**Goal:** Each line of the listing must be transcribed exactly, except for the images, which should be excluded.

**Source data:**
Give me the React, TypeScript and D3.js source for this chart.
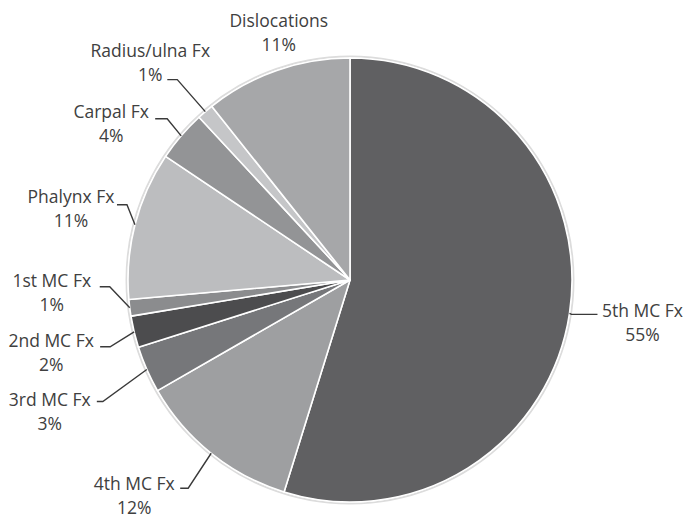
import React from "react";
import { pie, arc, PieArcDatum } from "d3";

const width = 699;
const height = 519;
const cx = 350;
const cy = 280;
const radius = 222;

// data (slice shares, percent)
const categories = [
  "5th MC Fx",
  "4th MC Fx",
  "3rd MC Fx",
  "2nd MC Fx",
  "1st MC Fx",
  "Phalynx Fx",
  "Carpal Fx",
  "Radius/ulna Fx",
  "Dislocations"
];
const values = [54.8, 11.9, 3.4, 2.3, 1.2, 10.8, 3.7, 1.2, 10.7];
const percentLabels = ["55%", "12%", "3%", "2%", "1%", "11%", "4%", "1%", "11%"];

const colors = [
  "#606062",
  "#9e9fa1",
  "#76777a",
  "#4c4c4e",
  "#8b8c8e",
  "#bcbdbf",
  "#939496",
  "#c5c6c8",
  "#a6a7a9"
];

// label layout, relative to the slice's outer mid point
// elbow: [dx, dy] or null, endDx: horizontal run from elbow, text: [dx, dy] of first line centre
const labelLayout = [
  { elbow: [2, 1], endDx: 26, text: [73, -3] },
  { elbow: [-23, 35], endDx: -8, text: [-77, 30] },
  { elbow: [-44, 32], endDx: -6, text: [-97, 30] },
  { elbow: [-24, 15], endDx: -10, text: [-83, 9] },
  { elbow: [-20, -21], endDx: -10, text: [-78, -27] },
  { elbow: [-8, -20], endDx: -10, text: [-64, -28] },
  { elbow: [-14, -17], endDx: -12, text: [-70, -24] },
  { elbow: [-28, -32], endDx: -10, text: [-55, -61] },
  { elbow: null, endDx: 0, text: [2, -50] }
];

const lineGap = 24;

const pieGen = pie<number>()
  .value(d => d)
  .sort(null);

const arcGen = arc<PieArcDatum<number>>()
  .innerRadius(0)
  .outerRadius(radius);

const App = () => {
  const arcs = pieGen(values);

  return (
    <svg
      width={width}
      height={height}
      style={{ position: "absolute", left: 0, top: 0, background: "#fff" }}
    >
      <g transform={`translate(${cx},${cy})`}>
        <circle r={radius + 1.5} fill="none" stroke="#dcdcdc" strokeWidth={2} />
        {arcs.map((a, i) => (
          <path
            key={categories[i]}
            d={arcGen(a) || ""}
            fill={colors[i]}
            stroke="#fff"
            strokeWidth={1.6}
            strokeLinejoin="round"
          />
        ))}
        {arcs.map((a, i) => {
          const mid = (a.startAngle + a.endAngle) / 2;
          const sx = radius * Math.sin(mid);
          const sy = -radius * Math.cos(mid);
          const lay = labelLayout[i];
          let leader = null;
          if (lay.elbow) {
            const ex = sx + lay.elbow[0];
            const ey = sy + lay.elbow[1];
            leader = (
              <polyline
                points={`${sx},${sy} ${ex},${ey} ${ex + lay.endDx},${ey}`}
                fill="none"
                stroke="#3a3a3a"
                strokeWidth={1.4}
              />
            );
          }
          const tx = sx + lay.text[0];
          const ty = sy + lay.text[1];
          return (
            <g key={"lab" + i}>
              {leader}
              <text
                x={tx}
                y={ty}
                textAnchor="middle"
                dy="0.36em"
                fontFamily="'Open Sans', sans-serif"
                fontSize={17.5}
                fill="#404040"
              >
                {categories[i]}
              </text>
              <text
                x={tx}
                y={ty + lineGap}
                textAnchor="middle"
                dy="0.36em"
                fontFamily="'Open Sans', sans-serif"
                fontSize={17.5}
                fill="#404040"
              >
                {percentLabels[i]}
              </text>
            </g>
          );
        })}
      </g>
    </svg>
  );
};

export default App;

**Worked answer:**
Give me the React, TypeScript and D3.js source for this chart.
import React from "react";
import { pie, arc, PieArcDatum } from "d3";

const width = 699;
const height = 519;
const cx = 350;
const cy = 280;
const radius = 222;

// data (slice shares, percent)
const categories = [
  "5th MC Fx",
  "4th MC Fx",
  "3rd MC Fx",
  "2nd MC Fx",
  "1st MC Fx",
  "Phalynx Fx",
  "Carpal Fx",
  "Radius/ulna Fx",
  "Dislocations"
];
const values = [54.8, 11.9, 3.4, 2.3, 1.2, 10.8, 3.7, 1.2, 10.7];
const percentLabels = ["55%", "12%", "3%", "2%", "1%", "11%", "4%", "1%", "11%"];

const colors = [
  "#606062",
  "#9e9fa1",
  "#76777a",
  "#4c4c4e",
  "#8b8c8e",
  "#bcbdbf",
  "#939496",
  "#c5c6c8",
  "#a6a7a9"
];

// label layout, relative to the slice's outer mid point
// elbow: [dx, dy] or null, endDx: horizontal run from elbow, text: [dx, dy] of first line centre
const labelLayout = [
  { elbow: [2, 1], endDx: 26, text: [73, -3] },
  { elbow: [-23, 35], endDx: -8, text: [-77, 30] },
  { elbow: [-44, 32], endDx: -6, text: [-97, 30] },
  { elbow: [-24, 15], endDx: -10, text: [-83, 9] },
  { elbow: [-20, -21], endDx: -10, text: [-78, -27] },
  { elbow: [-8, -20], endDx: -10, text: [-64, -28] },
  { elbow: [-14, -17], endDx: -12, text: [-70, -24] },
  { elbow: [-28, -32], endDx: -10, text: [-55, -61] },
  { elbow: null, endDx: 0, text: [2, -50] }
];

const lineGap = 24;

const pieGen = pie<number>()
  .value(d => d)
  .sort(null);

const arcGen = arc<PieArcDatum<number>>()
  .innerRadius(0)
  .outerRadius(radius);

const App = () => {
  const arcs = pieGen(values);

  return (
    <svg
      width={width}
      height={height}
      style={{ position: "absolute", left: 0, top: 0, background: "#fff" }}
    >
      <g transform={`translate(${cx},${cy})`}>
        <circle r={radius + 1.5} fill="none" stroke="#dcdcdc" strokeWidth={2} />
        {arcs.map((a, i) => (
          <path
            key={categories[i]}
            d={arcGen(a) || ""}
            fill={colors[i]}
            stroke="#fff"
            strokeWidth={1.6}
            strokeLinejoin="round"
          />
        ))}
        {arcs.map((a, i) => {
          const mid = (a.startAngle + a.endAngle) / 2;
          const sx = radius * Math.sin(mid);
          const sy = -radius * Math.cos(mid);
          const lay = labelLayout[i];
          let leader = null;
          if (lay.elbow) {
            const ex = sx + lay.elbow[0];
            const ey = sy + lay.elbow[1];
            leader = (
              <polyline
                points={`${sx},${sy} ${ex},${ey} ${ex + lay.endDx},${ey}`}
                fill="none"
                stroke="#3a3a3a"
                strokeWidth={1.4}
              />
            );
          }
          const tx = sx + lay.text[0];
          const ty = sy + lay.text[1];
          return (
            <g key={"lab" + i}>
              {leader}
              <text
                x={tx}
                y={ty}
                textAnchor="middle"
                dy="0.36em"
                fontFamily="'Open Sans', sans-serif"
                fontSize={17.5}
                fill="#404040"
              >
                {categories[i]}
              </text>
              <text
                x={tx}
                y={ty + lineGap}
                textAnchor="middle"
                dy="0.36em"
                fontFamily="'Open Sans', sans-serif"
                fontSize={17.5}
                fill="#404040"
              >
                {percentLabels[i]}
              </text>
            </g>
          );
        })}
      </g>
    </svg>
  );
};

export default App;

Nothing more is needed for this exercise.